__REQUIRED WORK__:
Return the material word for word. Do not include the pictures.

-------- DATASET CONTENT --------

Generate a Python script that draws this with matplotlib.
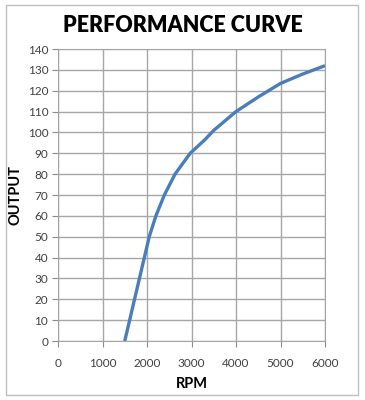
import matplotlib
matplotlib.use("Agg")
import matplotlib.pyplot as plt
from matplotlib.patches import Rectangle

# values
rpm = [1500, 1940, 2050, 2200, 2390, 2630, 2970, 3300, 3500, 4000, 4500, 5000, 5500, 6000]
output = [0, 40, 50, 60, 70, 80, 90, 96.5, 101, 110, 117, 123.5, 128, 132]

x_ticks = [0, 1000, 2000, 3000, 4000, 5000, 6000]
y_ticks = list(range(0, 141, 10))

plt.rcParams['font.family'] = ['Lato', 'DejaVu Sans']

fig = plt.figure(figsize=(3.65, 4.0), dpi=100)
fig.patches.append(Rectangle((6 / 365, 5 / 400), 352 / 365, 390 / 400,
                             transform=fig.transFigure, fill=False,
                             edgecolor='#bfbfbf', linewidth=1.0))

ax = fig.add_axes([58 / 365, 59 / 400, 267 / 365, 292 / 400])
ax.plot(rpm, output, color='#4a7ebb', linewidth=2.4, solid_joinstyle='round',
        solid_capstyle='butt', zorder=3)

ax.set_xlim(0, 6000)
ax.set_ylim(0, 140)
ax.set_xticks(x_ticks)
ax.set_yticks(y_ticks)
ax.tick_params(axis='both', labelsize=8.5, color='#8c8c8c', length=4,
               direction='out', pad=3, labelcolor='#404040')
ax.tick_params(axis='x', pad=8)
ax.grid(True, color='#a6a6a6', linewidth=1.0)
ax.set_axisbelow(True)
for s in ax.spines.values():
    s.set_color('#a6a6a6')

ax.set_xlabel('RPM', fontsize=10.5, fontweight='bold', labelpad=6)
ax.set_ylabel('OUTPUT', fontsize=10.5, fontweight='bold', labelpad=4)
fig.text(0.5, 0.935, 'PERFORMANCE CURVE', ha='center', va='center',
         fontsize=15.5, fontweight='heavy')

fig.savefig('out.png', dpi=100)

--------

__TASK SOLUTION__:
Generate a Python script that draws this with matplotlib.
import matplotlib
matplotlib.use("Agg")
import matplotlib.pyplot as plt
from matplotlib.patches import Rectangle

# values
rpm = [1500, 1940, 2050, 2200, 2390, 2630, 2970, 3300, 3500, 4000, 4500, 5000, 5500, 6000]
output = [0, 40, 50, 60, 70, 80, 90, 96.5, 101, 110, 117, 123.5, 128, 132]

x_ticks = [0, 1000, 2000, 3000, 4000, 5000, 6000]
y_ticks = list(range(0, 141, 10))

plt.rcParams['font.family'] = ['Lato', 'DejaVu Sans']

fig = plt.figure(figsize=(3.65, 4.0), dpi=100)
fig.patches.append(Rectangle((6 / 365, 5 / 400), 352 / 365, 390 / 400,
                             transform=fig.transFigure, fill=False,
                             edgecolor='#bfbfbf', linewidth=1.0))

ax = fig.add_axes([58 / 365, 59 / 400, 267 / 365, 292 / 400])
ax.plot(rpm, output, color='#4a7ebb', linewidth=2.4, solid_joinstyle='round',
        solid_capstyle='butt', zorder=3)

ax.set_xlim(0, 6000)
ax.set_ylim(0, 140)
ax.set_xticks(x_ticks)
ax.set_yticks(y_ticks)
ax.tick_params(axis='both', labelsize=8.5, color='#8c8c8c', length=4,
               direction='out', pad=3, labelcolor='#404040')
ax.tick_params(axis='x', pad=8)
ax.grid(True, color='#a6a6a6', linewidth=1.0)
ax.set_axisbelow(True)
for s in ax.spines.values():
    s.set_color('#a6a6a6')

ax.set_xlabel('RPM', fontsize=10.5, fontweight='bold', labelpad=6)
ax.set_ylabel('OUTPUT', fontsize=10.5, fontweight='bold', labelpad=4)
fig.text(0.5, 0.935, 'PERFORMANCE CURVE', ha='center', va='center',
         fontsize=15.5, fontweight='heavy')

fig.savefig('out.png', dpi=100)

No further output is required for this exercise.